Whilst Educated depicts the protagonist’s liberation through education, fittingly this novel leaves the reader educated themselves. Based on a true story, Educated follows the story of Tara Westover who was born into a strict and alienating Mormon family. Set in rural Idaho, as a child Tara has no concept of the oddity of her brutal family life as she must navigate her abusive older brother and the stringent gender roles. Educated tells the tale of extreme devoutness, familial guilt and eventually self-liberation. This page-turner fundamentally preaches the necessity of independent thought and, most importantly, education.
The novel begins by following the childhood of Tara, in which without the ‘hindrance’ of public education, Tara and her numerous siblings undertake intense manual labour. The family operates under the strict patriarchy of Tara’s father, who seeks to indoctrinate his children in regard to the impending “Days of Abomination” and the evils of the US government. Tara’s mother performs herbal medicinal practices on the family and other members of the community due to their distrust of the medical profession. The manual work that the children perform is gruelling, and the novel recounts many harrowing accidents and near-death experiences due to Tara’s father’s nonchalance and mantra that “the Lord will provide”. The novel follows the verbal and physical abuse that Tara endures, resulting in permanent mental and emotional damage. As Tara matures, she slowly begins to doubt the regime she was born into and gradually accomplishes self-liberation.
In her childhood, Tara lives in a state of ignorance due to her lack of exposure to the “real” world as well as her deprivation of a sufficient education. As Tara gradually begins to self-educate, she appreciates the importance of both looking back to history and discovering things about her current world to which she was oblivious. Her education permits her to undermine the rigid patriarchy of her family as she slowly begins to question that which was previously normalised.

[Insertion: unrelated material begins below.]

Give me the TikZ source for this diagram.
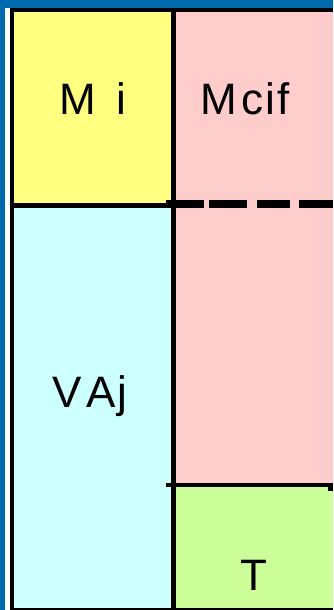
\documentclass[tikz,border=0pt]{standalone}
\usepackage{fontspec}
\setmainfont{Liberation Sans}
\definecolor{bgblue}{HTML}{006AAE}
\definecolor{cyel}{HTML}{FFFF80}
\definecolor{cpink}{HTML}{FFCCCC}
\definecolor{ccyan}{HTML}{CCFFFF}
\definecolor{cgreen}{HTML}{CCFF99}
\begin{document}
\begin{tikzpicture}[x=1pt,y=-1pt,
  lbl/.style={inner sep=0pt,font=\fontsize{44}{50}\selectfont}]
\useasboundingbox (0,0) rectangle (333,610);
\fill[bgblue] (0,0) rectangle (333,610);
\fill[white] (5,8) rectangle (10,610);
\fill[black] (10,8) rectangle (333,610);
% regions
\fill[cyel] (14,12) rectangle (171,203);
\fill[cpink] (176,12) rectangle (333,485);
\fill[ccyan] (14,208) rectangle (171,608);
\fill[cgreen] (176,487) rectangle (333,608);
% horizontal line under yellow
\fill[black] (14,203) rectangle (176,208);
% dashed thick line
\foreach \a/\b in {166/204,209/247,257/290,299/333}
  \fill[black] (\a,200) rectangle (\b,208);
% line above green
\fill[black] (166,483) rectangle (333,487);
\fill[black] (328,487) rectangle (333,491);
% labels
\node[lbl] (mi) at (93,99) {M\hspace{0.45em}i};
\node[lbl] (mcif) at (245,99) {M\hspace{0.1em}c\hspace{0.05em}i\hspace{0.05em}f};
\node[lbl] (vaj) at (90,396) {V\hspace{0.1em}A\hspace{0.05em}j};
\node[lbl] (t) at (254,575) {T};
\end{tikzpicture}
\end{document}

Educated is certainly an eye-opening novel as it depicts the intricacies and tragedies of the strict regime in which Tara was trapped. It also portrays the difficulty of family loyalty. Despite her abuse, Tara struggles to become entirely independent from her family as both her religion and familial bonds cause her innumerable distress and guilt. Hence the novel depicts the indescribable difficulty of breaking free from a group, or regime, and becoming self-reliant, offering an insight into both the cultivation and maintenance of extreme religious groups.
Tara tells the story of the danger of indoctrination. Her upbringing instilled the belief that women are inferior, that medicine is bad, and that state education is an evil, government run practice. Educated portrays an infrequently heard story, making it a profound, educational read, illustrating both the struggle of the individual in the face of extreme group pressure and the undeniable power of knowledge.